Future approaches to PEP management must, in my view, be the result of reinventing the firm’s business model.  The elements of that model are: creating meaningful value for clients in the performance of the firm’s services; resourcing the firm to create that value; financing the firm to secure those resources; and generating sufficient returns to the firm’s stakeholders (and I’m assuming here that the ‘right’ equity partners are now in place).  The first two of these are the fundamental issues that need immediate attention, and both are elements that crucially drive net profit.  It is true that these two elements also contribute significantly to the fourth – returns. By challenging management’s thinking about having the ‘right’ resources (including how many equity partners the business really needs), they will have some effect on the denominator, too.  But value creation and resourcing fundamentally drive the generation of net profit rather than the sharing of it.

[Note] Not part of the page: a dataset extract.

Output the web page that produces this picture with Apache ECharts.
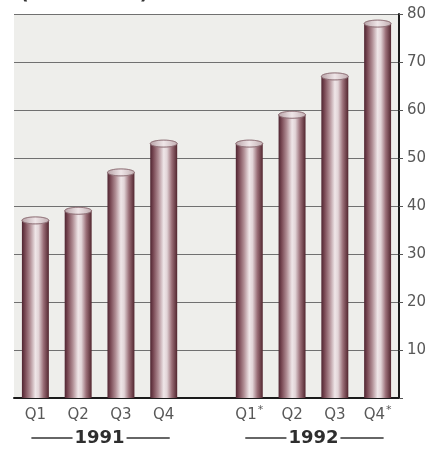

First, then, the firm’s revenue needs to be grown by concentrating on creating value for clients.  This requires the firm to be close to its clients, to understand what value looks like to them, what represents success in the transaction or resolution, and to demonstrate how the firm can deliver real benefit.  It isnot the same as ‘value added’, which is usually found in the periphery of the relationship rather than at the heart of the professional service itself.  This exploration is also a necessary part of achieving competitive advantage.

Second, the cost base needs to be revisited – or, rather, redesigned.  This is more far-ranging that stripping out surplus overhead, squeezing suppliers and looking at outsourcing.  What’s required is not so much outsourcing as alternative resourcing.  Thinking about the entire configuration and use of the firm’s resources is necessary, including: lawyers and non-lawyers, professionals and support staff, human beings and technology, craft and process, physical and virtual, internal and external.  Using new approaches to case and project management, and integrating the firm’s business process and support functions into a seamless and more cost-efficient infrastructure, are an inevitable part of the redesign.  This might result in legal or business process outsourcing (LPO or BPO); it might mean using cloud technology, paralegals or professional project managers; it might mean off-shoring; it might mean collaboration with suppliers or even competitors to secure otherwise elusive economies of scale.  In short, the result will be a new way of structuring the delivery of legal services which does not merely adjust the firm’s cost base but designs a very different approach to making profit.

Understanding and delivering value creation and new resourcing approaches are still in their infancy in law firms.  But these must be core to the next wave of managing the PEP numerator.  At the same time, the denominator must not be allowed to drift out of kilter again.  Profit is the outcome of the firm’s business activities, but it is an outcome that needs to be managed actively.  If it is, perhaps then PEP can begin to move beyond distortion and then approach some semblance of a meaningful measure of return – at least in a professional partnership.